The concept of irreparable injury in equity traces back to the early assumption of jurisdiction by the Courts of Chancery to enjoin waste, continuing trespass and nuisance. Irreparable injury is suffered where monetary damages are difficult to ascertain or are inadequate. (See cases collected in Z. Chaffee & E. Re, Cases and Materials on Equity chap. 15 (5th ed. 1967)). A construction contract is characteristically one where a breach or interference with performance results in damages which are not readily or accurately determinable. (See C. McCormick, Damages Sec. 155, at 619 (1935); 2 J. Pomeroy, Equity Jurisprudence Sec. 442f, at 254 (5th ed. S. Symons 1941)). In this case assuming that the Unions would be responsible for damages (see San Diego Building Trades Council v. Garmon, 359 U.S. 236, 247, 79 S.Ct. 773, 3 L.Ed.2d 775 (1959); United Const. Workers v. Laburnum Const. Corp., 347 U.S. 656, 74 S.Ct. 833, 98 L.Ed. 1025 (1954)), the amount of damage attributable specifically to union activity is clearly difficult to assess and measure.
As we have had occasion to point out recently a basic purpose of a preliminary injunction is to maintain the status quo. Exxon Corp. v. City of New York, 480 F.2d 460 (2d Cir. 1973); cf. Sen. Rep.No.105, 80th Cong., 1st Sess. (1947), in 1 Legislative History of the Labor Management Relations Act, 1947, at 433 (1948). The failure to issue an injunction here maintains not the status quo, but protects what the Court below has found the Regional Director had reasonable ground to believe, is a violation of the statute. See Henderson v. Local 701, Operating Engineers, 420 F.2d 802, 808-809 (9th Cir. 1969).
In applying general equitable prinples, we fail to see how there is any possible weighing of hardships in favor of the Unions. In fact the Court below found that if the injunction issued, the harm to the Unions would be "minimal" since through their 4 1/2 month continuing picketing plus extensive newspaper, radio and television coverage they have achieved whatever "educational" goals are the ostensible justification for their activity. While we fully appreciate the dangers inherent in conducting labor management relations by way of injunction even though the Act specifically confers the power on the Court, McLeod v. General Elec. Co., 366 F.2d 847, 850 (2d Cir. 1966), set aside and remanded, 385 U.S. 533, 87 S.Ct. 637, 17 L.Ed.2d 588 (1967), we are of the view that the deliberate and unlawful "campaign of harassment" found to exist by the Court below and the substantial damage inflicted as a result thereof were the type of mischief that Section 10(l) was designed to prevent. It was "just and proper" here to issue the injunction and the failure of the Court below to do so constitutes in our view reversible error. National Maritime Union v. Commerce Tankers Corp., 457 F.2d 1127, 1133-1134 (2d Cir. 1972).
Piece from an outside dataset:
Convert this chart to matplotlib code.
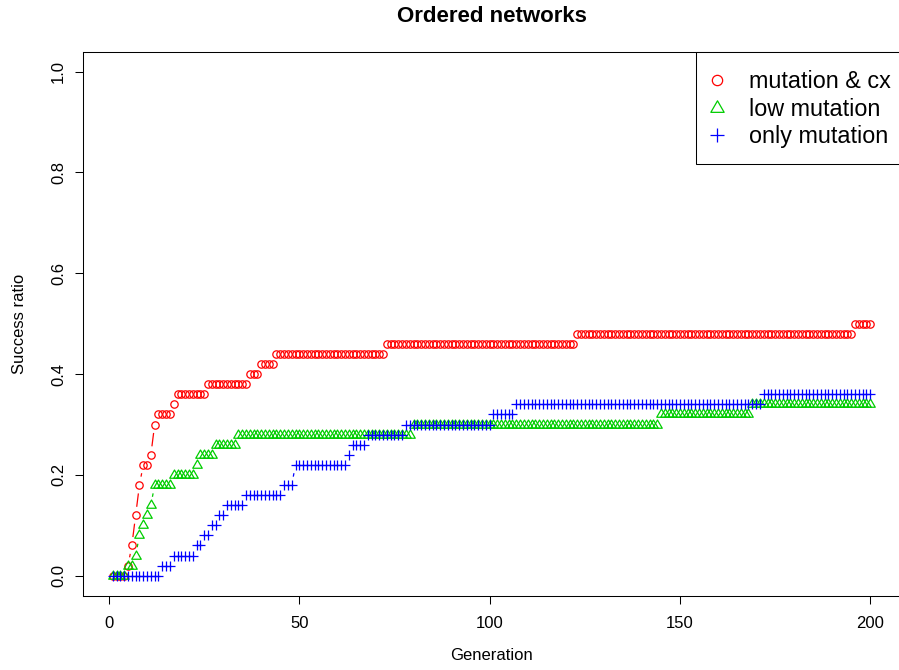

Reversed and remanded for entry of a preliminary injunction enjoining the unfair labor practices pending disposition of the charges by the Board.
The Operating Engineers ceased picketing in the latter part of January, 1973, and pursuant to a stipulation approved by the District Court on February 22, 1973, the Carpenters likewise stopped picketing
In a section 10(j) case, this Court has reversed the granting of a temporary injunction where the Regional Director has not shown that irreparable harm was threatened or that an injunction was necessary to preserve the status quo. McLeod v. General Elec. Co., 366 F.2d 847 (2d Cir. 1966). In staying the enforcement of this Court's judgment, Mr. Justice Harlan noted that the standards governing the application of Section 10(j) were unsettled. McLeod v. General Elec. Co., 87 S.Ct. 5, 17 L.Ed.2d 45 (1966). The case eventually became moot before the Supreme Court could decide the question. McLeod v. General Elec. Co., 385 U.S. 533, 87 S.Ct. 637, 17 L.Ed.2d 588 (1966). The District of Columbia Circuit has rejected the idea that the Regional Director must claim irreparable harm. International Union, UAW v. NLRB, 145 U.S. App.D.C. 384, 449 F.2d 1046, 1051 (1971)
There are readily apparent differences between 10(j) and 10(l). In a 10(j) case the Board is not required to seek a temporary injunction and it may seek interim relief only after it has issued a complaint. Under 10(l), the Regional Director must seek an injunction whenever he has reason to believe that any person has committed one of the specified unfair labor practices. An ex parte restraining order under 10(l) requires a showing of "substantial and irreparable injury to the charging party." A comparison of 10(j) and 10(l) has led some commentators to suggest "that in Section 10(j) cases the courts will place greater emphasis on the traditional equity criteria for injunctive relief applicable in suits between private parties than they do in Section 10(l) cases." ABA, The Developing Labor Law 851 (C.Morris ed. 1971).
The danger of laying down hard and fast rules for the guidance of courts in determining whether injunctions should issue, has been long since recognized. Whalen v. Union Bag & Paper Co., 208 N.Y. 1, 4, 101 N.E. 805 (1913), quoting 2 J. Story, Equity Jurisprudence Sec. 959b (10th ed.)